Poucos anos depois, uma de suas peças foi interrompida pela repressão. Intitulada As Cinzas do General, escrita e dirigida por ele em 1980, a sátira sobre o regime militar teve problemas com a censura. "A montagem ficou em cartaz apenas alguns dias. Ela foi proibida, depois liberada com vários cortes. Mas nós encenamos sem os cortes", explica. "Então, invadiram o teatro, quebraram tudo, invadiram minha casa e fui espancado. Onde eu ia, tinha problema com os órgãos de repressão. Eles me queriam."
Usando passaporte falso, o artista decidiu viajar pela América Latina, saindo pela fronteira do Acre com o Peru e seguindo rota até o México. No caminho, por onde passava, apresentou outra de suas peças: Marília, feita em parceria com a atriz e bailarina Lisaura Andreia Souto, sua esposa à época. 

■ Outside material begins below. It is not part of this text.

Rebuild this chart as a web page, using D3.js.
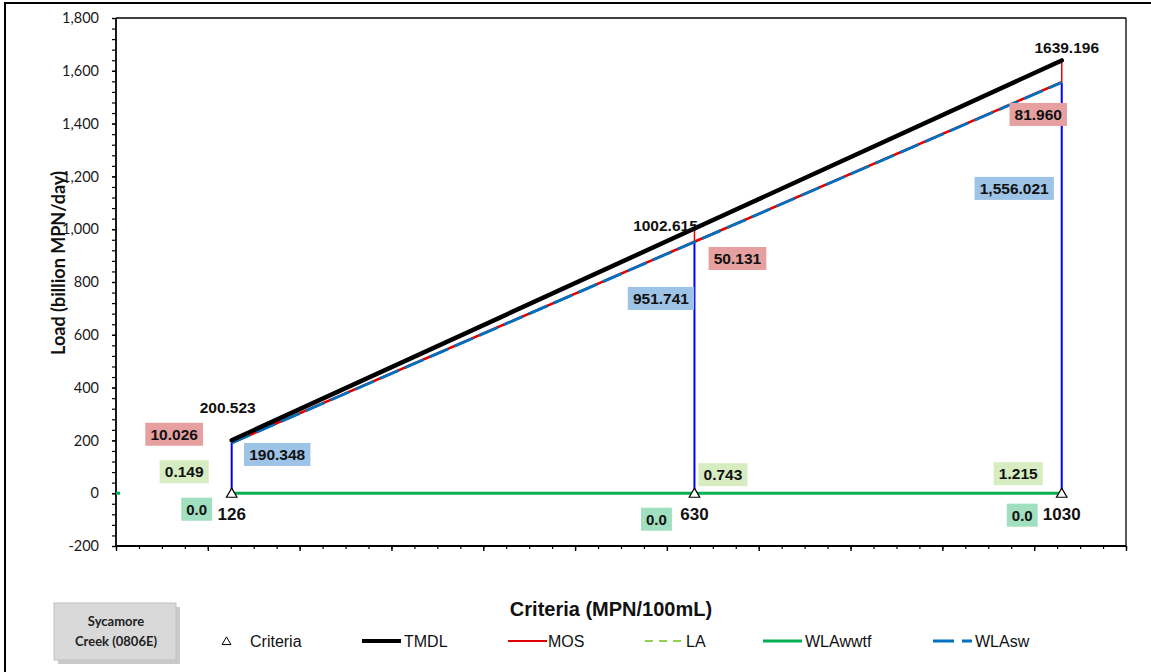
<!DOCTYPE html>
<html>
<head>
<meta charset="utf-8">
<script src="https://cdn.jsdelivr.net/npm/d3@7"></script>
<style>
  html, body { margin: 0; padding: 0; background: #fff; }
  svg { display: block; }
</style>
</head>
<body>
<svg id="chart" width="1151" height="672"></svg>
<script>
// ---------- data ----------
const criteria = [126, 630, 1030];
const tmdl     = [200.523, 1002.615, 1639.196];
const mos      = [10.026, 50.131, 81.960];
const la       = [0.149, 0.743, 1.215];
const wlaWwtf  = [0.0, 0.0, 0.0];
const wlaSw    = [190.348, 951.741, 1556.021];
const yTickValues = [-200, 0, 200, 400, 600, 800, 1000, 1200, 1400, 1600, 1800];
const legendLabels = ["Criteria", "TMDL", "MOS", "LA", "WLAwwtf", "WLAsw"];
const waterbody = ["Sycamore", "Creek (0806E)"];

// ---------- label placement (styling offsets in px) ----------
const tmdlOff = [[-4, -33], [-29, -3], [5, -13]];
const mosOff  = [[-57.5, -6], [43, 30], [-23.5, 54]];
const swOff   = [[45.5, 11.5], [-33.5, 56.5], [-47.5, 106]];
const laOff   = [[-47.5, -21.5], [28.5, -18.5], [-43.5, -19.5]];
const wwOff   = [[-35, 16], [-38, 26], [-39.5, 22]];

const svg = d3.select("#chart");
const x = d3.scaleLinear().domain([0, 1100]).range([116, 1126]);
const y = d3.scaleLinear().domain([-200, 1800]).range([546, 18]);

// outer chart border
svg.append("rect").attr("x", 5).attr("y", 3).attr("width", 1160).attr("height", 690)
  .attr("fill", "none").attr("stroke", "#000").attr("stroke-width", 2);

// plot area border (top & right)
svg.append("line").attr("x1", x(0)).attr("x2", x(1100)).attr("y1", y(1800)).attr("y2", y(1800))
  .attr("stroke", "#000").attr("stroke-width", 1.3);
svg.append("line").attr("x1", x(1100)).attr("x2", x(1100)).attr("y1", y(1800)).attr("y2", y(-200))
  .attr("stroke", "#000").attr("stroke-width", 1.3);

// y axis
const yMinor = d3.range(-200, 1801, 40);
const yAxisMinor = d3.axisLeft(y).tickValues(yMinor).tickSize(4).tickFormat("");
svg.append("g").attr("transform", `translate(${x(0)},0)`).call(yAxisMinor)
  .call(g => g.select(".domain").remove())
  .selectAll("line").attr("stroke", "#000").attr("stroke-width", 1.2);
const yAxis = d3.axisLeft(y).tickValues(yTickValues).tickSize(4).tickPadding(13)
  .tickFormat(d => d3.format(",")(d).replace("\u2212", "-"));
const yg = svg.append("g").attr("transform", `translate(${x(0)},0)`).call(yAxis);
yg.select(".domain").attr("stroke", "#000").attr("stroke-width", 1.8).attr("d", `M0,${y(-200)}V${y(1800)}`);
yg.selectAll("line").attr("stroke", "#000").attr("stroke-width", 1.2);
yg.selectAll("text").attr("font-family", "Lato, 'Open Sans', sans-serif")
  .attr("font-size", 14.5).attr("fill", "#1a1a1a");

// x axis
const xMinor = d3.range(0, 1101, 25);
const xAxisMinor = d3.axisBottom(x).tickValues(xMinor).tickSize(3).tickFormat("");
svg.append("g").attr("transform", `translate(0,${y(-200)})`).call(xAxisMinor)
  .call(g => g.select(".domain").remove())
  .selectAll("line").attr("stroke", "#000").attr("stroke-width", 1.2);
const xAxisMajor = d3.axisBottom(x).tickValues(d3.range(0, 1101, 100)).tickSize(5).tickFormat("");
const xg = svg.append("g").attr("transform", `translate(0,${y(-200)})`).call(xAxisMajor);
xg.select(".domain").attr("stroke", "#000").attr("stroke-width", 1.8).attr("d", `M${x(0)},0H${x(1100)}`);
xg.selectAll("line").attr("stroke", "#000").attr("stroke-width", 1.4);

// axis titles
svg.append("text").attr("x", 611).attr("y", 609).attr("text-anchor", "middle")
  .attr("dominant-baseline", "central")
  .attr("font-family", "'Liberation Sans', Arial, sans-serif").attr("font-weight", "bold")
  .attr("font-size", 20).attr("fill", "#111").text("Criteria (MPN/100mL)");
svg.append("text").attr("transform", "translate(58,263) rotate(-90)").attr("text-anchor", "middle")
  .attr("dominant-baseline", "central")
  .attr("font-family", "Lato, 'Open Sans', sans-serif").attr("font-weight", "bold")
  .attr("font-size", 18).attr("fill", "#111").text("Load (billion MPN/day)");

// ---------- series ----------
const idx = d3.range(criteria.length);
const line = arr => d3.line().x(i => x(criteria[i])).y(i => y(arr[i]))(idx);

// small WLAwwtf mark at axis
svg.append("line").attr("x1", x(0)).attr("x2", x(0) + 4).attr("y1", y(0)).attr("y2", y(0))
  .attr("stroke", "#00b050").attr("stroke-width", 3);

// vertical drop lines
idx.forEach(i => {
  svg.append("line").attr("x1", x(criteria[i])).attr("x2", x(criteria[i]))
    .attr("y1", y(wlaSw[i])).attr("y2", y(tmdl[i]))
    .attr("stroke", "#e00000").attr("stroke-width", 1.5);
  svg.append("line").attr("x1", x(criteria[i])).attr("x2", x(criteria[i]))
    .attr("y1", y(0)).attr("y2", y(wlaSw[i]))
    .attr("stroke", "#0000ff").attr("stroke-width", 2);
});

// WLAwwtf
svg.append("path").attr("d", line(wlaWwtf)).attr("fill", "none")
  .attr("stroke", "#00b050").attr("stroke-width", 3);
// LA (dashed light green) along allocation line, underneath
const laLine = idx.map(i => wlaSw[i] + la[i]);
svg.append("path").attr("d", line(laLine)).attr("fill", "none")
  .attr("stroke", "#92d050").attr("stroke-width", 2).attr("stroke-dasharray", "8,6");
// MOS (red) - drawn along TMDL minus MOS
const mosLine = idx.map(i => tmdl[i] - mos[i]);
svg.append("path").attr("d", line(mosLine)).attr("fill", "none")
  .attr("stroke", "#e00000").attr("stroke-width", 2.5);
// WLAsw (blue dashed)
svg.append("path").attr("d", line(wlaSw)).attr("fill", "none")
  .attr("stroke", "#0070c0").attr("stroke-width", 2.8).attr("stroke-dasharray", "20,7");
// TMDL (black)
svg.append("path").attr("d", line(tmdl)).attr("fill", "none")
  .attr("stroke", "#000").attr("stroke-width", 4.5).attr("stroke-linecap", "round");

// criteria triangles
const tri = d3.symbol().type(d3.symbolTriangle).size(48);
svg.selectAll(".crit").data(idx).join("path")
  .attr("d", tri)
  .attr("transform", i => `translate(${x(criteria[i])},${y(0) + 1})`)
  .attr("fill", "#fff").attr("stroke", "#000").attr("stroke-width", 1.2);

// ---------- labels ----------
const lblFont = "'Liberation Sans', Arial, sans-serif";
function boxLabel(cx, cy, txt, fill, fs) {
  const g = svg.append("g");
  const t = g.append("text").attr("x", cx).attr("y", cy).attr("text-anchor", "middle")
    .attr("dominant-baseline", "central").attr("font-family", lblFont)
    .attr("font-weight", "bold").attr("font-size", fs || 15.5).attr("fill", "#111").text(txt);
  if (fill) {
    const bb = t.node().getBBox();
    g.insert("rect", "text").attr("x", cx - bb.width / 2 - 5).attr("y", cy - 11.5)
      .attr("width", bb.width + 10).attr("height", 23).attr("fill", fill);
  }
}
const fmt3 = d3.format(",.3f");
idx.forEach(i => {
  const px = x(criteria[i]);
  boxLabel(px + tmdlOff[i][0], y(tmdl[i]) + tmdlOff[i][1], d3.format(".3f")(tmdl[i]), null);
  boxLabel(px + mosOff[i][0], y(tmdl[i]) + mosOff[i][1], fmt3(mos[i]), "#e6a0a0");
  boxLabel(px + swOff[i][0], y(wlaSw[i]) + swOff[i][1], fmt3(wlaSw[i]), "#9dc3e6");
  boxLabel(px + laOff[i][0], y(0) + laOff[i][1], fmt3(la[i]), "#d7edc1");
  boxLabel(px + wwOff[i][0], y(0) + wwOff[i][1], d3.format(".1f")(wlaWwtf[i]), "#a0dfbf", 15);
  boxLabel(px, y(0) + 21.5, String(criteria[i]), null, 17);
});

// ---------- legend ----------
const ly = 641;
const lg = svg.append("g").attr("font-family", lblFont).attr("font-size", 16).attr("fill", "#111");
lg.append("path").attr("d", d3.symbol().type(d3.symbolTriangle).size(34))
  .attr("transform", `translate(226.5,${ly + 1})`).attr("fill", "#fff").attr("stroke", "#000").attr("stroke-width", 1);
lg.append("text").attr("x", 250).attr("y", ly).attr("dominant-baseline", "central").text(legendLabels[0]);
const legItems = [
  {x0: 362, tx: 404, stroke: "#000", w: 4, dash: null, label: legendLabels[1]},
  {x0: 508, tx: 548, stroke: "#e00000", w: 2.2, dash: null, label: legendLabels[2]},
  {x0: 645, tx: 686, stroke: "#92d050", w: 2.2, dash: "8,6", label: legendLabels[3]},
  {x0: 763, tx: 805, stroke: "#00b050", w: 3, dash: null, label: legendLabels[4]},
  {x0: 933, tx: 975, stroke: "#0070c0", w: 3, dash: "21,8", label: legendLabels[5]},
];
legItems.forEach(d => {
  lg.append("line").attr("x1", d.x0).attr("x2", d.x0 + 39).attr("y1", ly).attr("y2", ly)
    .attr("stroke", d.stroke).attr("stroke-width", d.w).attr("stroke-dasharray", d.dash);
  lg.append("text").attr("x", d.tx).attr("y", ly).attr("dominant-baseline", "central").text(d.label);
});

// waterbody box
const bx = svg.append("g");
bx.append("rect").attr("x", 58).attr("y", 607).attr("width", 122).attr("height", 57).attr("fill", "#a6a6a6").attr("opacity", 0.6);
bx.append("rect").attr("x", 54).attr("y", 603).attr("width", 122).attr("height", 57)
  .attr("fill", "#d9d9d9").attr("stroke", "#bfbfbf").attr("stroke-width", 1);
waterbody.forEach((t, i) => {
  bx.append("text").attr("x", 116).attr("y", 621 + i * 20).attr("text-anchor", "middle")
    .attr("dominant-baseline", "central").attr("font-family", "Lato, 'Open Sans', sans-serif")
    .attr("font-weight", "bold").attr("font-size", 13).attr("fill", "#222").text(t);
});
</script>
</body>
</html>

Ao longo da vida, Zanotta viveu - inclusive em âmbito pessoal - inúmeras situações de opressão, por conta de sua personalidade. Em 1983, de regresso ao Brasil, se isolou em uma cabana em meio a uma então pacata aldeia de pescadores localizada ao sul de Trancoso (Bahia). Também já esteve internado, por conta do abuso de drogas na adolescência. Antes da atual coletânea, publicou vários livros, como Louco, E Nas Coxilhas Não Vai Nada?, Teatro Lixo, O Apocalipse Segundo Santo Ernesto De La Higuera e A Ninfa Dragão.
A maior parte de sua obra surge com personagens inconformadas e idealistas, que buscam a realização de utopias em relatos autobiográficos para evidenciar práticas de submissão e controle, subvertendo a lógica sexista e utilizando, sobretudo, a sátira de estereótipos de gênero. Não à toa, seus textos exaltam a liberdade do corpo e a problematização de papeis sociais, em um imaginário ainda utópico, mas necessário. 

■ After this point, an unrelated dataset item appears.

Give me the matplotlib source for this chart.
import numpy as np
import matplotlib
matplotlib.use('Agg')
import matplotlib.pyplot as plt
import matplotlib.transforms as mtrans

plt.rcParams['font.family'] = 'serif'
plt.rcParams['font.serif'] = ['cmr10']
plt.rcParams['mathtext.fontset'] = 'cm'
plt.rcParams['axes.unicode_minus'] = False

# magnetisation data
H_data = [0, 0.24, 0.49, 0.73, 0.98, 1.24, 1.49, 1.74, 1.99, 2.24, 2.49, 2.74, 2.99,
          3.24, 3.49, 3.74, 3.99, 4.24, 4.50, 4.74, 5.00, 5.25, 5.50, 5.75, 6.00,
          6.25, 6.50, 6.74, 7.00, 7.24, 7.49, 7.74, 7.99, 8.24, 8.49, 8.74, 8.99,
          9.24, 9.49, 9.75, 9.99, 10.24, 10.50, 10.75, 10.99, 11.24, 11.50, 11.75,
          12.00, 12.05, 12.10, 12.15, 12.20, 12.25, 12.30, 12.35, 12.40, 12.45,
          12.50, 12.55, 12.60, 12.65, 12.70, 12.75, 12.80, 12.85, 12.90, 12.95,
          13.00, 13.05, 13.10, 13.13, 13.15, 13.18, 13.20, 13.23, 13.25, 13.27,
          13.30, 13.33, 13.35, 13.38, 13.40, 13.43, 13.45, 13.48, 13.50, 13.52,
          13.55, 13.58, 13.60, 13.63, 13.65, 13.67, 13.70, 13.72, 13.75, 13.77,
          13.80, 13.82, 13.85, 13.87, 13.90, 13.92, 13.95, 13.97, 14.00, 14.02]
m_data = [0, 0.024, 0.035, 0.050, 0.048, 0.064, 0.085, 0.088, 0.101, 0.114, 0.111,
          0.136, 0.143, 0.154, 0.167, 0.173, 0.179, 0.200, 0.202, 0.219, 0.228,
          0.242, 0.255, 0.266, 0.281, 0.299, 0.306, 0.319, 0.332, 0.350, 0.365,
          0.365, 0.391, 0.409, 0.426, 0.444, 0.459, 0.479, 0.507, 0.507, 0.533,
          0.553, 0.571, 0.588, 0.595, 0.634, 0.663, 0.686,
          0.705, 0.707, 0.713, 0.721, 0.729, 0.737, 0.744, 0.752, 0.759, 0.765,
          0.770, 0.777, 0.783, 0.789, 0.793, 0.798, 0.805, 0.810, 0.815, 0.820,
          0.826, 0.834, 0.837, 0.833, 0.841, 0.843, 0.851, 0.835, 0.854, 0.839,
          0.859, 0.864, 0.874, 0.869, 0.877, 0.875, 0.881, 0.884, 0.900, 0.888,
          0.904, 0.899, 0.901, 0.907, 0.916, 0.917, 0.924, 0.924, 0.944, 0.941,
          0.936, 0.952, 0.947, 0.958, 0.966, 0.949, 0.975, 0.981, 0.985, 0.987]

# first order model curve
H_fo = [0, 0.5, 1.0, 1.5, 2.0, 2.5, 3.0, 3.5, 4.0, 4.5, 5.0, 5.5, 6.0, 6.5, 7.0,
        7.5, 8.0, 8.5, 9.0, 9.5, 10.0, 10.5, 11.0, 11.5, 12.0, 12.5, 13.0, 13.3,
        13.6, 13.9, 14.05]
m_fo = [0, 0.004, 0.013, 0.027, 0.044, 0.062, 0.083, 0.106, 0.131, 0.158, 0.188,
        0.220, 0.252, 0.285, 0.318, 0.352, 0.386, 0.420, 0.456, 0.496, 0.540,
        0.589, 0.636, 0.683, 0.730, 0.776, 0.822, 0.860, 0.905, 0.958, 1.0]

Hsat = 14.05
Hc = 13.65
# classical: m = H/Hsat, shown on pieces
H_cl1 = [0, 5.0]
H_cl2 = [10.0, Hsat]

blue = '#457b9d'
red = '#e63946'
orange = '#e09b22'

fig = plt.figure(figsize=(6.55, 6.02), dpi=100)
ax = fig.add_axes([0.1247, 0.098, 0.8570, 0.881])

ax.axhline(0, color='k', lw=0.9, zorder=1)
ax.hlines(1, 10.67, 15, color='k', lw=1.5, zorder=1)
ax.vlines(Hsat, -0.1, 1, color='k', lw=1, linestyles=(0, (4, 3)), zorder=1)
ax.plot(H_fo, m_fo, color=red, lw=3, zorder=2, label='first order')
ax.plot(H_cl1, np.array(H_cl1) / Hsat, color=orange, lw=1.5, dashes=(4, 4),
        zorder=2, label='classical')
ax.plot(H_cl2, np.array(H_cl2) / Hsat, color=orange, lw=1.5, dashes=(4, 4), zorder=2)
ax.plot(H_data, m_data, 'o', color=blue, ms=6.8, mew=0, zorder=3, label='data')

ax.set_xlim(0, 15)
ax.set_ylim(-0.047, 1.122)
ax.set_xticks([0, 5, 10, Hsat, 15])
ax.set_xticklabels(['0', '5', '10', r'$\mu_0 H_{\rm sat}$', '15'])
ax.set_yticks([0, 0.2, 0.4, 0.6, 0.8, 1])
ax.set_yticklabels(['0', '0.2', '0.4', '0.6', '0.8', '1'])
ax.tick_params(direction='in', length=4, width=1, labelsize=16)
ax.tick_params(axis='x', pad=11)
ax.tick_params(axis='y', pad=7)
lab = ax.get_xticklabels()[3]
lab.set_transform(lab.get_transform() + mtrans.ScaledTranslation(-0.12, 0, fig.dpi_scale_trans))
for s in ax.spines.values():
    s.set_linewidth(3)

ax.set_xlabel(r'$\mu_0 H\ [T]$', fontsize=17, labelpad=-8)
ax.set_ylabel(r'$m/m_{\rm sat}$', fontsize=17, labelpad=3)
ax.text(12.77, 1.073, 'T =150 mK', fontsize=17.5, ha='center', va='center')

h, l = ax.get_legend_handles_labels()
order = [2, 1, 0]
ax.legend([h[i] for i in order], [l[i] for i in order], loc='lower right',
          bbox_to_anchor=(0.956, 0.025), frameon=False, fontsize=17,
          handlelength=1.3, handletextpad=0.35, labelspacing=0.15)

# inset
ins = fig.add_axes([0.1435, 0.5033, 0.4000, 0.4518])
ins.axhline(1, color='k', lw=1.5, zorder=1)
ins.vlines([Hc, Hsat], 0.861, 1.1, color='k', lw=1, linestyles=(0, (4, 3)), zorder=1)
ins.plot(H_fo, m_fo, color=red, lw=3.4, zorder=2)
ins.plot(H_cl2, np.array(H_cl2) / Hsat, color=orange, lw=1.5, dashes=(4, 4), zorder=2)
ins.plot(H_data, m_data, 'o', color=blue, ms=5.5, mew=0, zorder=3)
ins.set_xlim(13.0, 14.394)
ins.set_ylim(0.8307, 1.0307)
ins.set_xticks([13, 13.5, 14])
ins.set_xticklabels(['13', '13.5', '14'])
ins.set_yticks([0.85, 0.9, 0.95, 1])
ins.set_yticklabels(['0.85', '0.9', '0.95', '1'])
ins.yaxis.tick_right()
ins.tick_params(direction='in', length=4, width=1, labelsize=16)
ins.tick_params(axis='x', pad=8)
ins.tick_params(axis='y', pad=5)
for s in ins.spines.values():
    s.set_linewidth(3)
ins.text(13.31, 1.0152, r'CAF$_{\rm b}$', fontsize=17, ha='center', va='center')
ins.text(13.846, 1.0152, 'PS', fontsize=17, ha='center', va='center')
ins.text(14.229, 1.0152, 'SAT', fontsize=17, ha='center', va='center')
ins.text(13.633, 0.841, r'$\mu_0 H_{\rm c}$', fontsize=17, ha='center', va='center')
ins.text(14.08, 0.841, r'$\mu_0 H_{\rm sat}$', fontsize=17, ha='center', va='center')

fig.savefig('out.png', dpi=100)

Parte das peças está reunida na coletânea da Editora Giostri, cuja ordem dos primeiros cinco volumes é: Milkshakespeare (peça contemplada com o Prêmio Funarte de Dramaturgia, em 2003), O Apocalipse segundo Santo Ernesto De La Higuera (musical que revela a admiração dos moradores do povoado boliviano onde Che Guevara foi capturado e morto), Baudelaire (biografia do poeta que 'sentou cimento' na poesia moderna no século XIX), Nietzsche no Paraguai (inspirada no manuscrito Minha Irmã e Eu, assinado pelo filósofo alemão), Que Graça Tem Esfaquear o Travesseiro? (sobre um jovem que comete um massacre numa escola) e Ulisses no País das Maravilhas (que aborda o conflito nas relações de amor com grande diferencia etária).

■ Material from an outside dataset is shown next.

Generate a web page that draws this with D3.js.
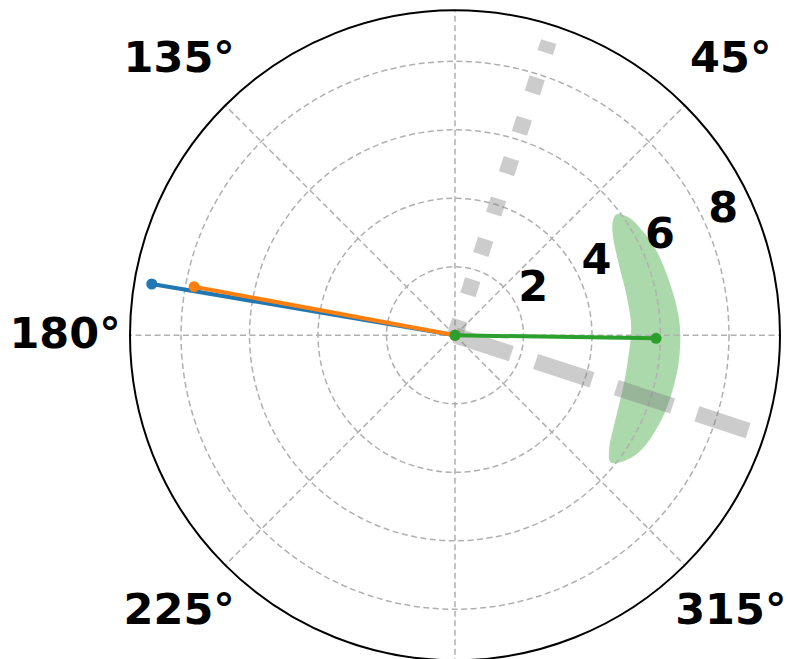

A coletânea ainda conta com os títulos Sonho de Valsa (sobre uma relação poliamorosa do autor, iniciada pelo Facebook em 2010), A Ninfa Dragão (ficção científica, sobre um ser híbrido), Louco (texto autobiográfico), A Escola de Escritores (sátira que apresenta uma professora ensinando jovens a se tornarem escritores em um país onde não há literatura), Lua de Mel Em Buenos Aires, A Mulher Crucificada, O Beijo Da Besta (suas peças mais contemporâneas), O Homem Jaguar Pássaro Serpente (uma alegoria sobre a civilização andina), Para Atores Licenciosos e Diretores Libertinos 1 e 2 (cada volume com dez textos curtos) e Teatro Cruel (uma espécie de "inventário" dos fantasmas e pesadelos que o autor afirma ter todas as noites).
"(Meu) ponto alto é ter sobrevivido, estar lúcido e ainda atuante", diz Zanotta. "Sigo escrevendo páginas e páginas por dia, saio às ruas, acompanho a contemporaneidade. Culturalmente, eu me sinto um ser ativo e influenciando as pessoas à minha volta". E tudo indica que mais está por vir: segundo ele, em seu computador pessoal já tem material para outros quatro ou cinco livros, todos prontos para ir para o forno.